JOB = Make an exact transcription of the material, leaving out all images.

· · · ·

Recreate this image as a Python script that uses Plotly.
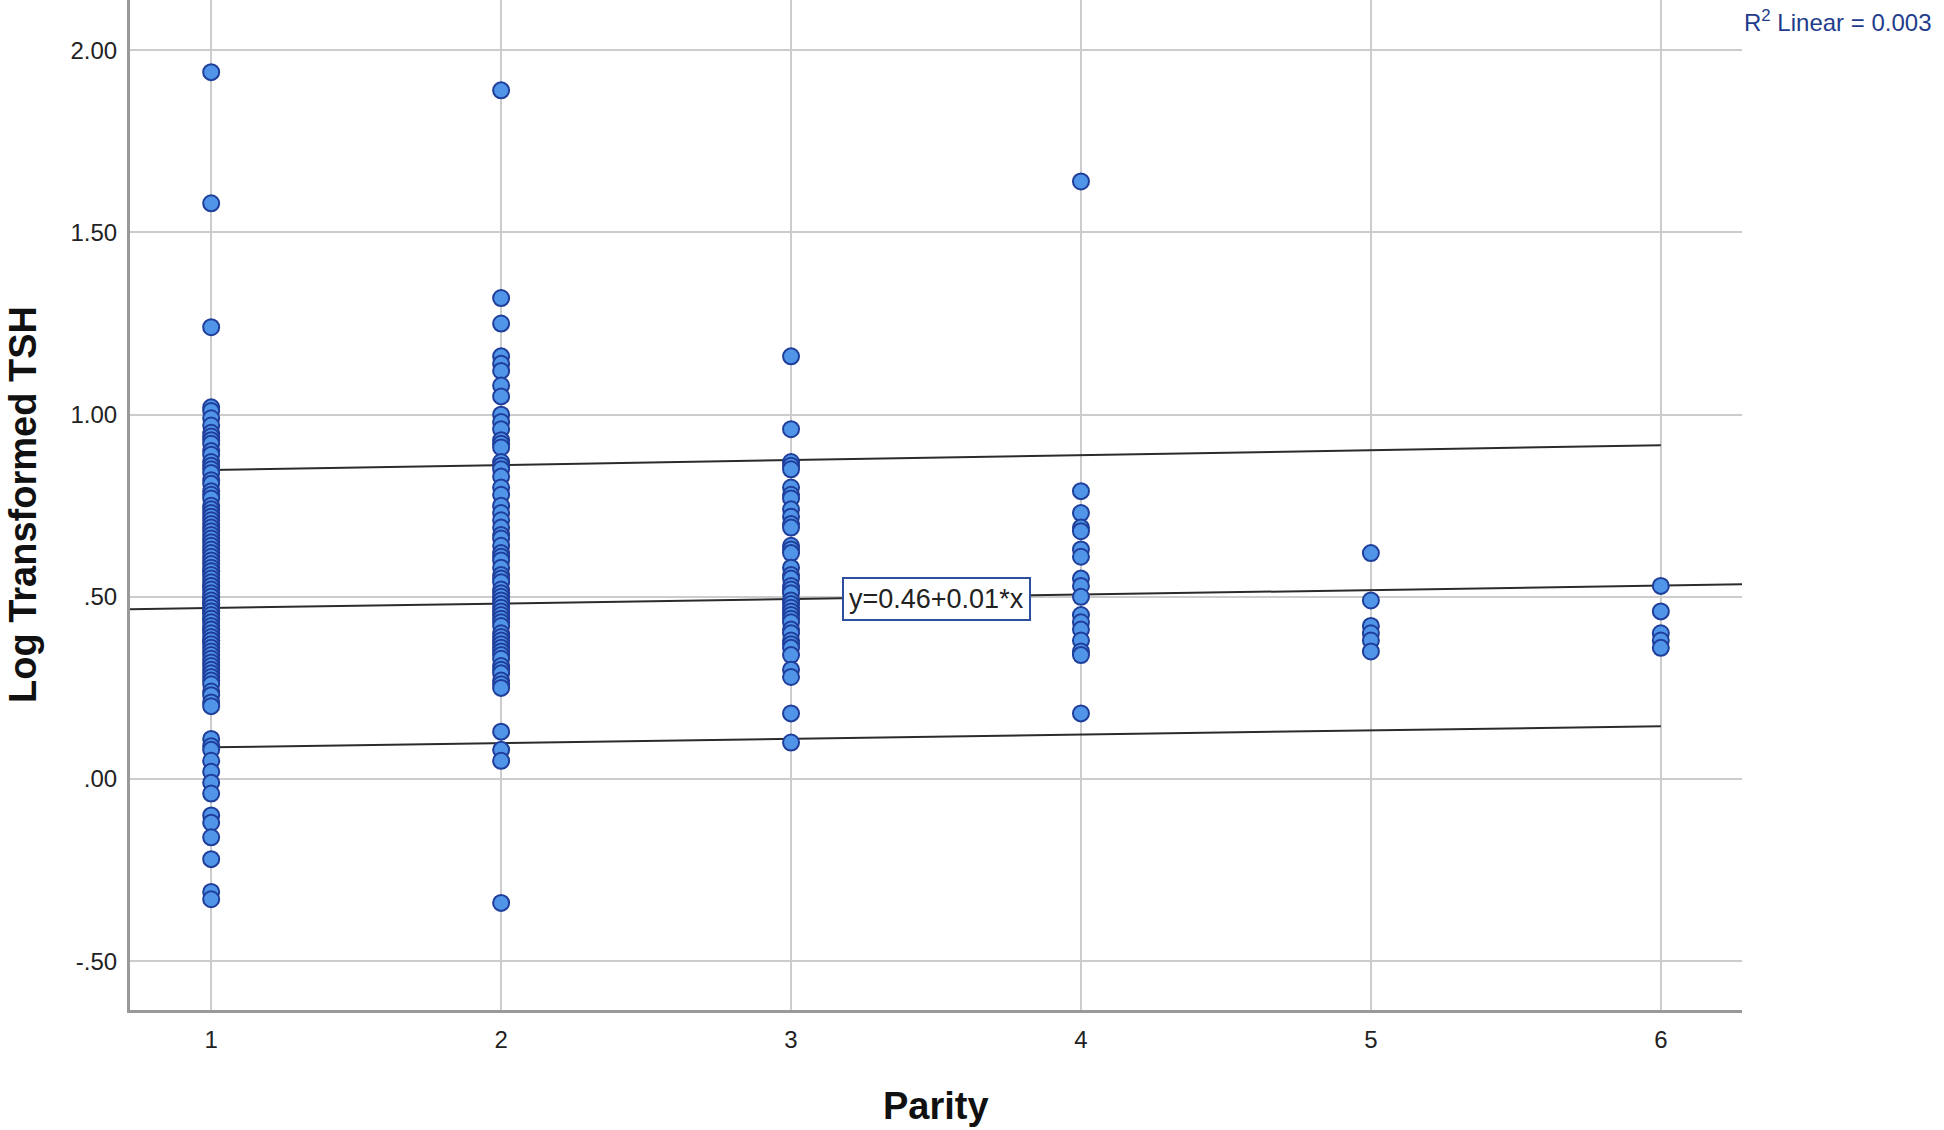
import plotly.graph_objects as go

# Log transformed TSH by parity
tsh_p1 = [1.94, 1.58, 1.24, 1.02, 1.01,
          0.99, 0.97, 0.95, 0.94, 0.93, 0.92, 0.90, 0.89, 0.87, 0.86, 0.85, 0.84,
          0.82, 0.81, 0.79, 0.78, 0.77, 0.75, 0.74, 0.73, 0.72, 0.71, 0.70, 0.69,
          0.68, 0.67, 0.66, 0.65, 0.64, 0.63, 0.62, 0.61, 0.60, 0.59, 0.58, 0.57,
          0.57, 0.56, 0.55, 0.54, 0.53, 0.53, 0.52, 0.51, 0.50, 0.50, 0.49, 0.48,
          0.48, 0.47, 0.46, 0.46, 0.45, 0.44, 0.44, 0.43, 0.42, 0.41, 0.41, 0.40,
          0.39, 0.38, 0.38, 0.37, 0.36, 0.35, 0.34, 0.33, 0.32, 0.31, 0.30, 0.29,
          0.28, 0.27, 0.26, 0.24, 0.23, 0.21, 0.20,
          0.11, 0.09, 0.08, 0.05, 0.02, -0.01, -0.04, -0.10, -0.12, -0.16, -0.22,
          -0.31, -0.33]
tsh_p2 = [1.89, 1.32, 1.25, 1.16, 1.14, 1.12, 1.08, 1.05, 1.00, 0.98, 0.96, 0.93,
          0.92, 0.91, 0.87, 0.86, 0.85, 0.83, 0.80, 0.78, 0.75, 0.73, 0.71, 0.69,
          0.67, 0.66, 0.64, 0.62, 0.61, 0.60, 0.58, 0.56, 0.55, 0.54, 0.52, 0.51,
          0.50, 0.49, 0.48, 0.47, 0.46, 0.45, 0.44, 0.43, 0.42, 0.40, 0.39, 0.38,
          0.37, 0.36, 0.35, 0.34, 0.33, 0.31, 0.30, 0.29, 0.27, 0.26, 0.25,
          0.13, 0.08, 0.05, -0.34]
tsh_p3 = [1.16, 0.96, 0.87, 0.86, 0.85, 0.80, 0.78, 0.77, 0.74, 0.72, 0.70, 0.69,
          0.64, 0.63, 0.62, 0.58, 0.56, 0.55, 0.53, 0.52, 0.51, 0.49, 0.48, 0.47,
          0.46, 0.45, 0.44, 0.43, 0.41, 0.40, 0.38, 0.37, 0.36, 0.34, 0.30, 0.28,
          0.18, 0.10]
tsh_p4 = [1.64, 0.79, 0.73, 0.69, 0.68, 0.63, 0.61, 0.55, 0.53, 0.50, 0.45, 0.43,
          0.41, 0.38, 0.35, 0.34, 0.18]
tsh_p5 = [0.62, 0.49, 0.42, 0.40, 0.38, 0.35]
tsh_p6 = [0.53, 0.46, 0.40, 0.38, 0.36]

parity_ticks = [1, 2, 3, 4, 5, 6]
y_ticks = [-0.5, 0.0, 0.5, 1.0, 1.5, 2.0]
y_ticktext = ["-.50", ".00", ".50", "1.00", "1.50", "2.00"]

# fit line and prediction interval
fit_intercept = 0.457
fit_slope = 0.0123
pi_x = [1, 6]
pi_upper = [0.848, 0.916]
pi_lower = [0.087, 0.145]

x_range = [0.72, 6.28]
y_range = [-0.634, 2.138]

FONT = "Liberation Sans, Arial, sans-serif"

xs, ys = [], []
for p, vals in zip(parity_ticks, [tsh_p1, tsh_p2, tsh_p3, tsh_p4, tsh_p5, tsh_p6]):
    xs.extend([p] * len(vals))
    ys.extend(vals)

fig = go.Figure()

fig.add_trace(go.Scatter(
    x=x_range, y=[fit_intercept + fit_slope * v for v in x_range],
    mode="lines", line=dict(color="#2b2b2b", width=2), hoverinfo="skip"))
fig.add_trace(go.Scatter(x=pi_x, y=pi_upper, mode="lines",
                         line=dict(color="#2b2b2b", width=2), hoverinfo="skip"))
fig.add_trace(go.Scatter(x=pi_x, y=pi_lower, mode="lines",
                         line=dict(color="#2b2b2b", width=2), hoverinfo="skip"))

fig.add_trace(go.Scatter(
    x=xs, y=ys, mode="markers",
    marker=dict(size=16, color="#5195e8", line=dict(color="#1f3e9a", width=2)),
    cliponaxis=False))

fig.update_layout(
    width=1944, height=1130,
    margin=dict(l=130, r=202, t=0, b=120),
    paper_bgcolor="white", plot_bgcolor="white",
    showlegend=False,
    font=dict(family=FONT, color="#222222"),
)

fig.update_xaxes(
    range=x_range, tickvals=parity_ticks, ticktext=[str(t) for t in parity_ticks],
    showgrid=True, gridcolor="#cccccc", gridwidth=2,
    showline=True, linecolor="#999999", linewidth=3,
    zeroline=False, ticks="", ticklabelstandoff=6,
    tickfont=dict(size=24, color="#222222"))
fig.update_yaxes(
    range=y_range, tickvals=y_ticks, ticktext=y_ticktext,
    showgrid=True, gridcolor="#cccccc", gridwidth=2,
    showline=True, linecolor="#999999", linewidth=3,
    zeroline=False, ticks="", ticklabelstandoff=5,
    tickfont=dict(size=24, color="#222222"))

# axis titles
fig.add_annotation(text="<b>Parity</b>", xref="paper", yref="paper",
                   x=0.5, y=0, xanchor="center", yanchor="middle", yshift=-96,
                   showarrow=False, font=dict(size=38, color="#111111"))
fig.add_annotation(text="<b>Log Transformed TSH</b>", xref="paper", yref="paper",
                   x=0, y=0.5, xanchor="center", yanchor="middle", xshift=-107,
                   textangle=-90, showarrow=False,
                   font=dict(size=38, color="#111111"))

# equation label on fit line
fig.add_annotation(text="y=0.46+0.01*x", x=3.5, y=0.494, showarrow=False,
                   bgcolor="white", bordercolor="#2e4e9e", borderwidth=2,
                   borderpad=5, font=dict(size=27, color="#222222"))

# R squared
fig.add_annotation(text="R<sup>2</sup> Linear = 0.003", xref="paper", yref="paper",
                   x=1, y=1, xanchor="left", yanchor="top", xshift=0, yshift=-4,
                   showarrow=False, font=dict(size=24, color="#1f3c8c"))

fig.write_html("out.html", config={"displayModeBar": False},
               post_script="document.body.style.margin='0';")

· · · ·

WRITTEN SOLUTION =
Recreate this image as a Python script that uses Plotly.
import plotly.graph_objects as go

# Log transformed TSH by parity
tsh_p1 = [1.94, 1.58, 1.24, 1.02, 1.01,
          0.99, 0.97, 0.95, 0.94, 0.93, 0.92, 0.90, 0.89, 0.87, 0.86, 0.85, 0.84,
          0.82, 0.81, 0.79, 0.78, 0.77, 0.75, 0.74, 0.73, 0.72, 0.71, 0.70, 0.69,
          0.68, 0.67, 0.66, 0.65, 0.64, 0.63, 0.62, 0.61, 0.60, 0.59, 0.58, 0.57,
          0.57, 0.56, 0.55, 0.54, 0.53, 0.53, 0.52, 0.51, 0.50, 0.50, 0.49, 0.48,
          0.48, 0.47, 0.46, 0.46, 0.45, 0.44, 0.44, 0.43, 0.42, 0.41, 0.41, 0.40,
          0.39, 0.38, 0.38, 0.37, 0.36, 0.35, 0.34, 0.33, 0.32, 0.31, 0.30, 0.29,
          0.28, 0.27, 0.26, 0.24, 0.23, 0.21, 0.20,
          0.11, 0.09, 0.08, 0.05, 0.02, -0.01, -0.04, -0.10, -0.12, -0.16, -0.22,
          -0.31, -0.33]
tsh_p2 = [1.89, 1.32, 1.25, 1.16, 1.14, 1.12, 1.08, 1.05, 1.00, 0.98, 0.96, 0.93,
          0.92, 0.91, 0.87, 0.86, 0.85, 0.83, 0.80, 0.78, 0.75, 0.73, 0.71, 0.69,
          0.67, 0.66, 0.64, 0.62, 0.61, 0.60, 0.58, 0.56, 0.55, 0.54, 0.52, 0.51,
          0.50, 0.49, 0.48, 0.47, 0.46, 0.45, 0.44, 0.43, 0.42, 0.40, 0.39, 0.38,
          0.37, 0.36, 0.35, 0.34, 0.33, 0.31, 0.30, 0.29, 0.27, 0.26, 0.25,
          0.13, 0.08, 0.05, -0.34]
tsh_p3 = [1.16, 0.96, 0.87, 0.86, 0.85, 0.80, 0.78, 0.77, 0.74, 0.72, 0.70, 0.69,
          0.64, 0.63, 0.62, 0.58, 0.56, 0.55, 0.53, 0.52, 0.51, 0.49, 0.48, 0.47,
          0.46, 0.45, 0.44, 0.43, 0.41, 0.40, 0.38, 0.37, 0.36, 0.34, 0.30, 0.28,
          0.18, 0.10]
tsh_p4 = [1.64, 0.79, 0.73, 0.69, 0.68, 0.63, 0.61, 0.55, 0.53, 0.50, 0.45, 0.43,
          0.41, 0.38, 0.35, 0.34, 0.18]
tsh_p5 = [0.62, 0.49, 0.42, 0.40, 0.38, 0.35]
tsh_p6 = [0.53, 0.46, 0.40, 0.38, 0.36]

parity_ticks = [1, 2, 3, 4, 5, 6]
y_ticks = [-0.5, 0.0, 0.5, 1.0, 1.5, 2.0]
y_ticktext = ["-.50", ".00", ".50", "1.00", "1.50", "2.00"]

# fit line and prediction interval
fit_intercept = 0.457
fit_slope = 0.0123
pi_x = [1, 6]
pi_upper = [0.848, 0.916]
pi_lower = [0.087, 0.145]

x_range = [0.72, 6.28]
y_range = [-0.634, 2.138]

FONT = "Liberation Sans, Arial, sans-serif"

xs, ys = [], []
for p, vals in zip(parity_ticks, [tsh_p1, tsh_p2, tsh_p3, tsh_p4, tsh_p5, tsh_p6]):
    xs.extend([p] * len(vals))
    ys.extend(vals)

fig = go.Figure()

fig.add_trace(go.Scatter(
    x=x_range, y=[fit_intercept + fit_slope * v for v in x_range],
    mode="lines", line=dict(color="#2b2b2b", width=2), hoverinfo="skip"))
fig.add_trace(go.Scatter(x=pi_x, y=pi_upper, mode="lines",
                         line=dict(color="#2b2b2b", width=2), hoverinfo="skip"))
fig.add_trace(go.Scatter(x=pi_x, y=pi_lower, mode="lines",
                         line=dict(color="#2b2b2b", width=2), hoverinfo="skip"))

fig.add_trace(go.Scatter(
    x=xs, y=ys, mode="markers",
    marker=dict(size=16, color="#5195e8", line=dict(color="#1f3e9a", width=2)),
    cliponaxis=False))

fig.update_layout(
    width=1944, height=1130,
    margin=dict(l=130, r=202, t=0, b=120),
    paper_bgcolor="white", plot_bgcolor="white",
    showlegend=False,
    font=dict(family=FONT, color="#222222"),
)

fig.update_xaxes(
    range=x_range, tickvals=parity_ticks, ticktext=[str(t) for t in parity_ticks],
    showgrid=True, gridcolor="#cccccc", gridwidth=2,
    showline=True, linecolor="#999999", linewidth=3,
    zeroline=False, ticks="", ticklabelstandoff=6,
    tickfont=dict(size=24, color="#222222"))
fig.update_yaxes(
    range=y_range, tickvals=y_ticks, ticktext=y_ticktext,
    showgrid=True, gridcolor="#cccccc", gridwidth=2,
    showline=True, linecolor="#999999", linewidth=3,
    zeroline=False, ticks="", ticklabelstandoff=5,
    tickfont=dict(size=24, color="#222222"))

# axis titles
fig.add_annotation(text="<b>Parity</b>", xref="paper", yref="paper",
                   x=0.5, y=0, xanchor="center", yanchor="middle", yshift=-96,
                   showarrow=False, font=dict(size=38, color="#111111"))
fig.add_annotation(text="<b>Log Transformed TSH</b>", xref="paper", yref="paper",
                   x=0, y=0.5, xanchor="center", yanchor="middle", xshift=-107,
                   textangle=-90, showarrow=False,
                   font=dict(size=38, color="#111111"))

# equation label on fit line
fig.add_annotation(text="y=0.46+0.01*x", x=3.5, y=0.494, showarrow=False,
                   bgcolor="white", bordercolor="#2e4e9e", borderwidth=2,
                   borderpad=5, font=dict(size=27, color="#222222"))

# R squared
fig.add_annotation(text="R<sup>2</sup> Linear = 0.003", xref="paper", yref="paper",
                   x=1, y=1, xanchor="left", yanchor="top", xshift=0, yshift=-4,
                   showarrow=False, font=dict(size=24, color="#1f3c8c"))

fig.write_html("out.html", config={"displayModeBar": False},
               post_script="document.body.style.margin='0';")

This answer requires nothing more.